Another metric used is the F1 score, which seeks the balance between precision and recall values. This metric will allow us to estimate performance in another way and see the impact of Differential Privacy on it.

Calculating it, we can see that the results are much similar to that of the ROC AUC, confirming that a decent privacy budget still mantains the model perfectly usable.

values_f1 = predictions.argmax(axis=-1)
values_f1= np.eye(n_classes)[values_f1]

values_dp_3_f1 = predictions_dp_3.argmax(axis=-1)
values_dp_3_f1 = np.eye(n_classes)[values_dp_3_f1]

score_fed=f1_score(test_labels, values_f1, average='macro')
score_dp=f1_score(test_labels, values_dp_3_f1, average='macro')
values=[round(score_dp, 3),
        round(score_fed, 3)]

titles=['With DP',
        'Without DP']


plot_all_metric(values, "F1-Score" ,titles, colors)


With this last graph we can observe two results:

  • F1 score is a metric that help us to understand the performance of our model. The ROC-AUC of these two experiments, gave us a really similar metric. On contrast, this last graph of the F1-Score demonstrate that they have different behaviours.

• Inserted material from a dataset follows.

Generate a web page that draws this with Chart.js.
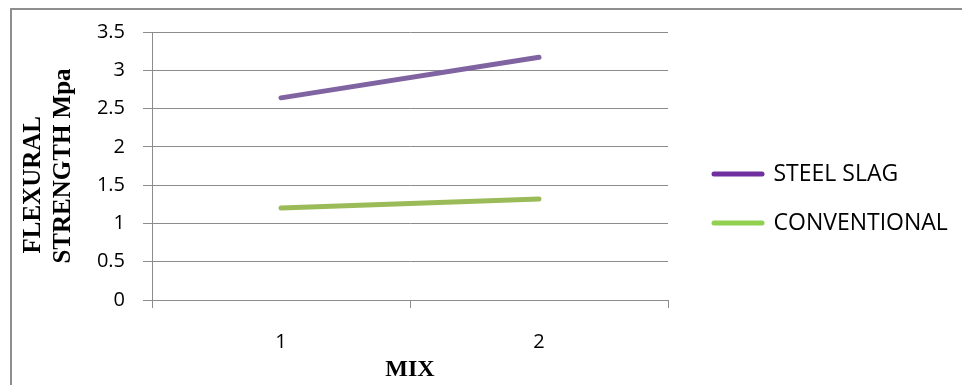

  • Differential Privacy deteriorates the F1 metric. Even though it is a reduction of 0.111, it is a privacy layer that has been added, so the data of the individual is even more protected. For this reason, one has to find the trade-off of privacy versus utility of the model. If we add so much differential privacy, the data will be protected in the sense that it will be impossible to be recovered. But if we do that, the model utility is lost.

With this notebook, we have demonstrated that different values of the privacy budget εε, changes the utility of the model by adding more or less privacy. εε, then, is not fixed and will depend on the concrete problem and the amount of privacy that we want to apply to it.